The foreign ministers of the US and Britain travelled to Moscow for a three power conference at the suggestion of US Secretary of State Byrnes. There was no pressing agenda. The conference discussed a number of second-tier questions touching Korea and Iran amongst others and endorsed the Soviet puppet regimes in Bulgaria and Romania. The true purpose of the meeting was to establish the US and the Soviet Union as the arbiters of any residual questions from the war; Britain was included in the hope of creating rifts with the US. The other victor powers, France and China, were entirely excluded.

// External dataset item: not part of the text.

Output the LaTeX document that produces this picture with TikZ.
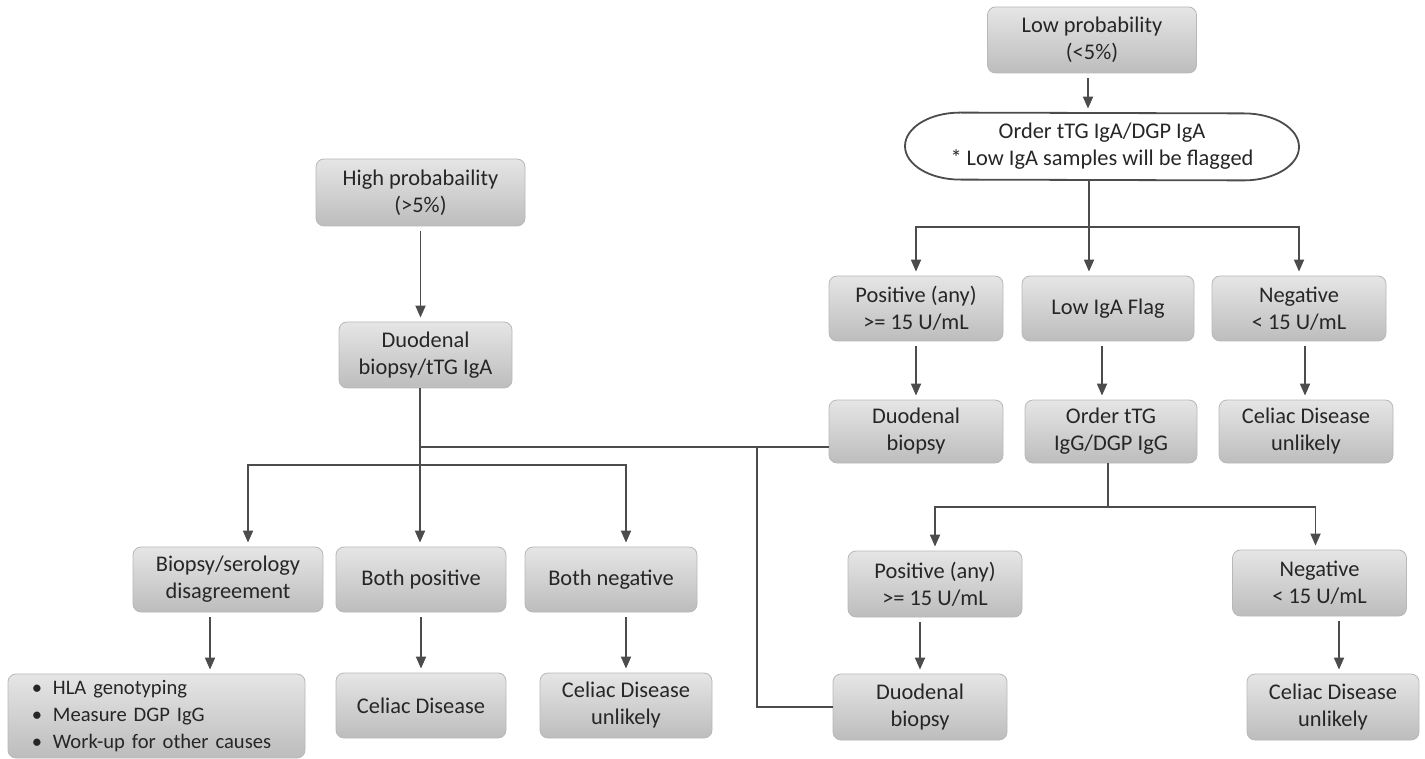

The Soviet Union overplayed its hand by launching claims to massive swathes of Turkish territory, the provinces of Kars and Ardahan. These had been seized from the moribund Ottoman Empire by Russia in 1878 but returned to Turkish rule by the Treaty of Kars in the aftermath of the First World War when the Bolshevik regime was anxious to avoid Turkish participation in the civil war. The inhabitants were chiefly Armenian or Georgian by ethnicity. It is an open question as to whether the Soviet Union entertaintained any serious hopes or whether this was simply a bargaining chip in moves to weaken Turkey's formal control over the straits and thus hampering Soviet access to the Mediterranean. The US balked at supporting Stalin on this issue.

The Egyptian government formally asked Britain to renegotiate the 1936 treaty  which had cemented Egypt's status as a de facto subject state. It had given Britain extensive military bases and domination of Egypt's foreign policy ostensibly at times of internation crisis. Britain had made full use of this during the war.